> _WRITTEN PROBLEM_
Consider the listing below. Extract exactly the lines from the line containing "Rebuild this diagram" to the line containing "(freq) at (39,46.5)", both included.

> _INFORMATION GIVEN_
┌──

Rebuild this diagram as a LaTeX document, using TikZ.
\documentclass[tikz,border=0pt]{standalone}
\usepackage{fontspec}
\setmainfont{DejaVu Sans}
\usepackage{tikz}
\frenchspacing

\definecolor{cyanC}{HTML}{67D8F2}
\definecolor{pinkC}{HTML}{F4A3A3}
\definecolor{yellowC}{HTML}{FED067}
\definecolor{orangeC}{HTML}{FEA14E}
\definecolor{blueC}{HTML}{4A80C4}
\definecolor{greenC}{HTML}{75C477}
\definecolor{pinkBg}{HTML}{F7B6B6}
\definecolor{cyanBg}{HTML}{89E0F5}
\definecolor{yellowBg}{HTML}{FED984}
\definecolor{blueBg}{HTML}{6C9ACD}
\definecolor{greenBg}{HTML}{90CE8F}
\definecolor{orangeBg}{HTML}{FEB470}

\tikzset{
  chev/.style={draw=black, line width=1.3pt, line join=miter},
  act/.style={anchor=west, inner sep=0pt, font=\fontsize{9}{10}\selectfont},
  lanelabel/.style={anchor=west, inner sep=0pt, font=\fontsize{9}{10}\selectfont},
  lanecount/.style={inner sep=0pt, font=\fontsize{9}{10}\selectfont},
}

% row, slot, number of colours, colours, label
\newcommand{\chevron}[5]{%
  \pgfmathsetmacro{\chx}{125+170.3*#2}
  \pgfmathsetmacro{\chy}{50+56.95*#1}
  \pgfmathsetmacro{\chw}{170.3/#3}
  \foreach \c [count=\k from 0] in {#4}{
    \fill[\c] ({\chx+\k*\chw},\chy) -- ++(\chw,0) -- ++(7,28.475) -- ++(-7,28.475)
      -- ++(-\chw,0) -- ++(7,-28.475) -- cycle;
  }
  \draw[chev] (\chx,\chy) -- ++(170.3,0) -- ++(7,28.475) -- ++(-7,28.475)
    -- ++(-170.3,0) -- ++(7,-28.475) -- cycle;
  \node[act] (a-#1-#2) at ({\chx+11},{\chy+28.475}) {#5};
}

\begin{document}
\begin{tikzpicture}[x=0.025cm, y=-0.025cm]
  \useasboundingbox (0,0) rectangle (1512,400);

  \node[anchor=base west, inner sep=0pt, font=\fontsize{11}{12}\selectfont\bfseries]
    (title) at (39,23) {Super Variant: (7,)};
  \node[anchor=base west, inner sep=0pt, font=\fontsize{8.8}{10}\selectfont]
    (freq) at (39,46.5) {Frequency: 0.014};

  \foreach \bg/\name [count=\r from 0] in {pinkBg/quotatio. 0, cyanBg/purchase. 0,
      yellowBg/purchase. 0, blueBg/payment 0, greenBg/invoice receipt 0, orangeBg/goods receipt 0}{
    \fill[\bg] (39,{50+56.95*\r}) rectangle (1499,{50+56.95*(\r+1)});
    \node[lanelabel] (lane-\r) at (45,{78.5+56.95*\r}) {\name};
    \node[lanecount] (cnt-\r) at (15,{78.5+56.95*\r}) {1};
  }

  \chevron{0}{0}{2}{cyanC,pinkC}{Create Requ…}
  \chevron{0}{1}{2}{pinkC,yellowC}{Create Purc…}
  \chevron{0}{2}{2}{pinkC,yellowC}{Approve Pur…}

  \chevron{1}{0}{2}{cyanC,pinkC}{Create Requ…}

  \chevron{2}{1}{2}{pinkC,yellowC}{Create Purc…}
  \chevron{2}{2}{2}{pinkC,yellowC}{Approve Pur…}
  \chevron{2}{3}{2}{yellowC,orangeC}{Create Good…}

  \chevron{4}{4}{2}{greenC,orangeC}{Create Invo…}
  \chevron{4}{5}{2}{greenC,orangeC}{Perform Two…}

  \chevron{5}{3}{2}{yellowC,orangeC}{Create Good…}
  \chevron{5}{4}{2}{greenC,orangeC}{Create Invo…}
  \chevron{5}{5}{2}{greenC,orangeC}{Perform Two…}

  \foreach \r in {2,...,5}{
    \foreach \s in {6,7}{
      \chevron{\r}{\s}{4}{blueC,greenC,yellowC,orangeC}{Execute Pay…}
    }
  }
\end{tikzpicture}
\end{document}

└──
┌──

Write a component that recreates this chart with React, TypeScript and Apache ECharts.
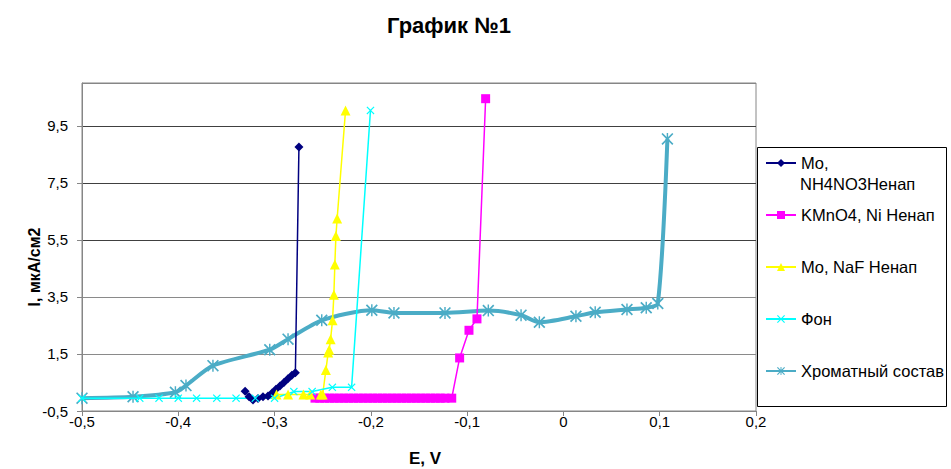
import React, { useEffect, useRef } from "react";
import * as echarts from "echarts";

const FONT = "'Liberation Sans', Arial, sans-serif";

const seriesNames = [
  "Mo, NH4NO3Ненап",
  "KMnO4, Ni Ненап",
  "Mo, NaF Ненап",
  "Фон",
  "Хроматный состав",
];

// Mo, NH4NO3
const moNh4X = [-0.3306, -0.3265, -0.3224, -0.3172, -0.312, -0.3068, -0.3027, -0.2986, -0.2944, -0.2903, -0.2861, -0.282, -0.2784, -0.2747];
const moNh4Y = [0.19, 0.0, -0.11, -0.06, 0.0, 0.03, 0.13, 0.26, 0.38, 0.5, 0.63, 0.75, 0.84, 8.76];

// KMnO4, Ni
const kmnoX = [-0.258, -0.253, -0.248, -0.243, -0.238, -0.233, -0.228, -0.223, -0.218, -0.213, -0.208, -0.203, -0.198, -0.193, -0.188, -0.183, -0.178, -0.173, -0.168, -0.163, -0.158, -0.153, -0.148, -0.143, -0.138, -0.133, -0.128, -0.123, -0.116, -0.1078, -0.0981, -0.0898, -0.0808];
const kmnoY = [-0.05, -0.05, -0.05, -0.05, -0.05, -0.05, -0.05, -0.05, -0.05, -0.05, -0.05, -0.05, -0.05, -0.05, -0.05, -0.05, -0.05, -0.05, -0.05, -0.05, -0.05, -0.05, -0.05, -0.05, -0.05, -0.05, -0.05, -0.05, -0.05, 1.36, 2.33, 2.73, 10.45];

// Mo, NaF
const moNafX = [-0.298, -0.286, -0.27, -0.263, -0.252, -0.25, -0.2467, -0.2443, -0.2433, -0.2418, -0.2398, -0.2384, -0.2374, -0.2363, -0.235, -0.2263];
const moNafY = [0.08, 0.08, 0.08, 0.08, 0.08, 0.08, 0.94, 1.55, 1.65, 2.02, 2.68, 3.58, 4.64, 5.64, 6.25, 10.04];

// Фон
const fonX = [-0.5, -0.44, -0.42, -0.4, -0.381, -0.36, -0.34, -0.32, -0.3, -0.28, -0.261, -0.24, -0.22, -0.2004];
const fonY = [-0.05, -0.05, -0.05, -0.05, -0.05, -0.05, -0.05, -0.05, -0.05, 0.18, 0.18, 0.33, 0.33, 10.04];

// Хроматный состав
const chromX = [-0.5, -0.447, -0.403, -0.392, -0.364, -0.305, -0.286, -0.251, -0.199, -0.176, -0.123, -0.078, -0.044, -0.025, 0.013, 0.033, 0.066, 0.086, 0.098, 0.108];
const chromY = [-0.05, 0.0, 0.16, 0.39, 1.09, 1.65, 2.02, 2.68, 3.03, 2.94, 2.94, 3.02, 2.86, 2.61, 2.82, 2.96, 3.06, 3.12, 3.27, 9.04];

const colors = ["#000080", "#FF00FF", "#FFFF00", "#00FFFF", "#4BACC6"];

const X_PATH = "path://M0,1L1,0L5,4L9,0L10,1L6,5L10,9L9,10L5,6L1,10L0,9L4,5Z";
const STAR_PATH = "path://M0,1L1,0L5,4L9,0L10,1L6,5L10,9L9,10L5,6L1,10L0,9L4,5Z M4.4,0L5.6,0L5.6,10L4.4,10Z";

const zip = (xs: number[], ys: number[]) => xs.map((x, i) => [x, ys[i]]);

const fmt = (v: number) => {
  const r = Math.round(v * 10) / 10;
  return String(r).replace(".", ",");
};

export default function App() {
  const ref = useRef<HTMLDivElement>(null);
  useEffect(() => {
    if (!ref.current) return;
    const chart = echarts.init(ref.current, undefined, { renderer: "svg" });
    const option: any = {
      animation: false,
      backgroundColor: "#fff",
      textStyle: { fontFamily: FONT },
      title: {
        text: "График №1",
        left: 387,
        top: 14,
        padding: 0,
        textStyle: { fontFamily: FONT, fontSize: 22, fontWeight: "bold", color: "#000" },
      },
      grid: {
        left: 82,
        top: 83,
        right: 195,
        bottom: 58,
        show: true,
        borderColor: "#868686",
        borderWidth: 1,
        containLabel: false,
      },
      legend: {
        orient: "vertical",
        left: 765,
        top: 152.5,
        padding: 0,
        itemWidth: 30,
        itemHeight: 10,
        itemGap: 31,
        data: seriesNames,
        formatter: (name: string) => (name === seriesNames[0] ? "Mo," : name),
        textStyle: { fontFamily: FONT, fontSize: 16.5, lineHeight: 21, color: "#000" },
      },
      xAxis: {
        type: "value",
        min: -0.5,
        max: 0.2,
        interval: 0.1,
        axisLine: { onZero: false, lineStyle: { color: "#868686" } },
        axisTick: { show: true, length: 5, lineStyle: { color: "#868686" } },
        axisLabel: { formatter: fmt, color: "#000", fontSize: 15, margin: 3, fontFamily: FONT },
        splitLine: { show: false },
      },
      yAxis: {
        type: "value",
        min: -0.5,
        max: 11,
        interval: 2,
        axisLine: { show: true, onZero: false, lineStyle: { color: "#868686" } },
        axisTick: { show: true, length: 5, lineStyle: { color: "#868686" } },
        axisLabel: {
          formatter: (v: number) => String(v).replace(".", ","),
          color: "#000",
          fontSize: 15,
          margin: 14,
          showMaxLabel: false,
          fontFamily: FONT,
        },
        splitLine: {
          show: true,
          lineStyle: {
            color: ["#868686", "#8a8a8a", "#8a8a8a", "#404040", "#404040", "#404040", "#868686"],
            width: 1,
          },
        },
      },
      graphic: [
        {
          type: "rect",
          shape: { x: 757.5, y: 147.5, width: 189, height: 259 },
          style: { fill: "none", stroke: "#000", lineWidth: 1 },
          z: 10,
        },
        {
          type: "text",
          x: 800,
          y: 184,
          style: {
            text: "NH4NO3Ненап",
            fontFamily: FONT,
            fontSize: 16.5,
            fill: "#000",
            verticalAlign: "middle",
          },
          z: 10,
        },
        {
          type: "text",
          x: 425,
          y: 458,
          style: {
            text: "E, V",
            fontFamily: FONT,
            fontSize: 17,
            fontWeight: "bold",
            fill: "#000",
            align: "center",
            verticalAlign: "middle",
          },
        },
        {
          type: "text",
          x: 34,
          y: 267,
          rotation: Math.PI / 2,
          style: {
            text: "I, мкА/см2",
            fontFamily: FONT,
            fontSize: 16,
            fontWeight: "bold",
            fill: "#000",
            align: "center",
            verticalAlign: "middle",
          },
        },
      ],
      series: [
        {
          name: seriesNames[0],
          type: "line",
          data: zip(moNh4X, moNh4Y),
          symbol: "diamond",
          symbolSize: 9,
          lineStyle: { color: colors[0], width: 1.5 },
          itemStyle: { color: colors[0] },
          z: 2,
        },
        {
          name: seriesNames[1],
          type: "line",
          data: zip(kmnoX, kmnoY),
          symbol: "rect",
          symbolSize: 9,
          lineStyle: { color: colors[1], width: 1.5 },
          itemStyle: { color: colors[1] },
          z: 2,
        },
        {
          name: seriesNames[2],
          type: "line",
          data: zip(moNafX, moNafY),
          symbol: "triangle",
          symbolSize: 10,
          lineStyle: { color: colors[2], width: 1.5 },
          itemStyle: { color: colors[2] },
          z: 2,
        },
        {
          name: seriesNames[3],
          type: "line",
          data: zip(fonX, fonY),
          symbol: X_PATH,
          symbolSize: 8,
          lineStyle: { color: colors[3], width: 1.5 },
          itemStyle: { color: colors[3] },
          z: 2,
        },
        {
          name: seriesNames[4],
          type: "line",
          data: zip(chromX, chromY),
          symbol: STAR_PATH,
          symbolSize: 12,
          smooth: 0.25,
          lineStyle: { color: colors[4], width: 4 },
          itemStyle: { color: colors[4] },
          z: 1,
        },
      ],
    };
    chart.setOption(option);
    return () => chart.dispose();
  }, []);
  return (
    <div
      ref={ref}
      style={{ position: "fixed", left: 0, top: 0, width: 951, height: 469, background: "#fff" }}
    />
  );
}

└──
┌──

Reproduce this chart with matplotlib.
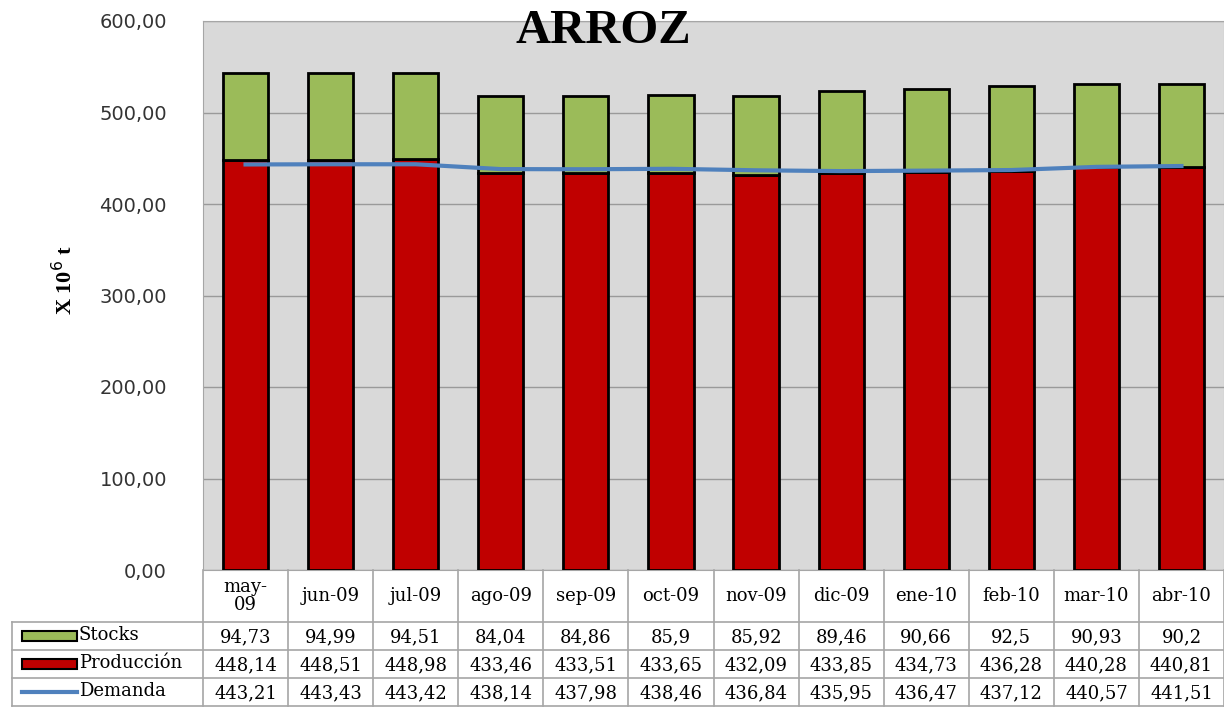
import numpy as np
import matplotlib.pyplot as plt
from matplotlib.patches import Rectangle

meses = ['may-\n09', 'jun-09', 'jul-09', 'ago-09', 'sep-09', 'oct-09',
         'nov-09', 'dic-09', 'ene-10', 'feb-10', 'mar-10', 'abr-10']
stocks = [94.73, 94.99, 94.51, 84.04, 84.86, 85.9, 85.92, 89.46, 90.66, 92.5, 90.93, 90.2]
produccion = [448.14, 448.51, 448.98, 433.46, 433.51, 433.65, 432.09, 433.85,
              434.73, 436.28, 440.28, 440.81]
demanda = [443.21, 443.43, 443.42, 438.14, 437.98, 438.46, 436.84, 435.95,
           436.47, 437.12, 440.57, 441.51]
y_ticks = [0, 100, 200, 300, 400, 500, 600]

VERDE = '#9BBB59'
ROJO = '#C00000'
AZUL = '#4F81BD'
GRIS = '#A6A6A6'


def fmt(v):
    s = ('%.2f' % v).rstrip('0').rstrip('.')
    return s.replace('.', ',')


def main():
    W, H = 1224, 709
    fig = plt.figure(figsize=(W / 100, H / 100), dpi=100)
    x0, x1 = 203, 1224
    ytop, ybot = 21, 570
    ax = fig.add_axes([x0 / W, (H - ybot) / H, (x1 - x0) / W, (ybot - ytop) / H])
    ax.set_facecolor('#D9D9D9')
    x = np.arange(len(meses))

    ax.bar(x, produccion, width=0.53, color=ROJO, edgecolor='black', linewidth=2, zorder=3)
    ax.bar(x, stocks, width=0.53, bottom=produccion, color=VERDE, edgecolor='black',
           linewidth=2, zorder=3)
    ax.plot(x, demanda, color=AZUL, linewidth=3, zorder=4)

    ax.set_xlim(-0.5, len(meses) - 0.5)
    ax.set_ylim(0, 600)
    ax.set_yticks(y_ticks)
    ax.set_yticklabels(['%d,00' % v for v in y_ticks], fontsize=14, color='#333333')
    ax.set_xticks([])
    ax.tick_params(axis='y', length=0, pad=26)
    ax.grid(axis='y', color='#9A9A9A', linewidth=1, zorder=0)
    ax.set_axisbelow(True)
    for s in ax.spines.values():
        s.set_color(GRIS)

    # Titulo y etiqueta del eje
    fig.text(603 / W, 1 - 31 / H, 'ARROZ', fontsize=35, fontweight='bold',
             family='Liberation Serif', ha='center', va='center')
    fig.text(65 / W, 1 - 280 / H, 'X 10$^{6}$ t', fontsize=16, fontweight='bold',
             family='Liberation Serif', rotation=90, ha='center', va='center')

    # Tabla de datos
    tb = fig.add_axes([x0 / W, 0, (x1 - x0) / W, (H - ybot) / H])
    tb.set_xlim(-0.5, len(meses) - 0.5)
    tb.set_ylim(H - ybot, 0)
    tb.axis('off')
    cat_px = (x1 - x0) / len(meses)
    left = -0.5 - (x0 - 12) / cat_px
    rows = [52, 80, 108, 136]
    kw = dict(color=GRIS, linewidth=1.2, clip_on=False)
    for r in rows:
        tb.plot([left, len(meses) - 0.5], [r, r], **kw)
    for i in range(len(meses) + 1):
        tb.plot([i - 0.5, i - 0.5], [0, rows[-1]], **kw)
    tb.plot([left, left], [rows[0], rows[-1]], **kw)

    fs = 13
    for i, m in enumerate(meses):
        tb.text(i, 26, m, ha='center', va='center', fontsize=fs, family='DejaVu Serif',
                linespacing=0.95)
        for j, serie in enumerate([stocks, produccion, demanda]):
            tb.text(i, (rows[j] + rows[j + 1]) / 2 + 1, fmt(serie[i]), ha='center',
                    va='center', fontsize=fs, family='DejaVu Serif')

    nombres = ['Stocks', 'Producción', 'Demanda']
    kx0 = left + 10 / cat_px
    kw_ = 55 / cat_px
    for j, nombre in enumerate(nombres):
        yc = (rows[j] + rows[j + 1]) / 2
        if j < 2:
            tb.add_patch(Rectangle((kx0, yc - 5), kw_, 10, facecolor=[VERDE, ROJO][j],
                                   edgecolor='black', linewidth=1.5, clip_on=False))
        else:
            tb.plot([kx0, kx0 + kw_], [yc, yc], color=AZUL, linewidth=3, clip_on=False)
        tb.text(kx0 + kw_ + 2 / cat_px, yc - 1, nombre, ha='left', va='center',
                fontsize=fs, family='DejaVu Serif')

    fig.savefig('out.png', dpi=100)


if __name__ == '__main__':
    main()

└──

> _EXPECTED ANSWER_
Rebuild this diagram as a LaTeX document, using TikZ.
\documentclass[tikz,border=0pt]{standalone}
\usepackage{fontspec}
\setmainfont{DejaVu Sans}
\usepackage{tikz}
\frenchspacing

\definecolor{cyanC}{HTML}{67D8F2}
\definecolor{pinkC}{HTML}{F4A3A3}
\definecolor{yellowC}{HTML}{FED067}
\definecolor{orangeC}{HTML}{FEA14E}
\definecolor{blueC}{HTML}{4A80C4}
\definecolor{greenC}{HTML}{75C477}
\definecolor{pinkBg}{HTML}{F7B6B6}
\definecolor{cyanBg}{HTML}{89E0F5}
\definecolor{yellowBg}{HTML}{FED984}
\definecolor{blueBg}{HTML}{6C9ACD}
\definecolor{greenBg}{HTML}{90CE8F}
\definecolor{orangeBg}{HTML}{FEB470}

\tikzset{
  chev/.style={draw=black, line width=1.3pt, line join=miter},
  act/.style={anchor=west, inner sep=0pt, font=\fontsize{9}{10}\selectfont},
  lanelabel/.style={anchor=west, inner sep=0pt, font=\fontsize{9}{10}\selectfont},
  lanecount/.style={inner sep=0pt, font=\fontsize{9}{10}\selectfont},
}

% row, slot, number of colours, colours, label
\newcommand{\chevron}[5]{%
  \pgfmathsetmacro{\chx}{125+170.3*#2}
  \pgfmathsetmacro{\chy}{50+56.95*#1}
  \pgfmathsetmacro{\chw}{170.3/#3}
  \foreach \c [count=\k from 0] in {#4}{
    \fill[\c] ({\chx+\k*\chw},\chy) -- ++(\chw,0) -- ++(7,28.475) -- ++(-7,28.475)
      -- ++(-\chw,0) -- ++(7,-28.475) -- cycle;
  }
  \draw[chev] (\chx,\chy) -- ++(170.3,0) -- ++(7,28.475) -- ++(-7,28.475)
    -- ++(-170.3,0) -- ++(7,-28.475) -- cycle;
  \node[act] (a-#1-#2) at ({\chx+11},{\chy+28.475}) {#5};
}

\begin{document}
\begin{tikzpicture}[x=0.025cm, y=-0.025cm]
  \useasboundingbox (0,0) rectangle (1512,400);

  \node[anchor=base west, inner sep=0pt, font=\fontsize{11}{12}\selectfont\bfseries]
    (title) at (39,23) {Super Variant: (7,)};
  \node[anchor=base west, inner sep=0pt, font=\fontsize{8.8}{10}\selectfont]
    (freq) at (39,46.5) {Frequency: 0.014};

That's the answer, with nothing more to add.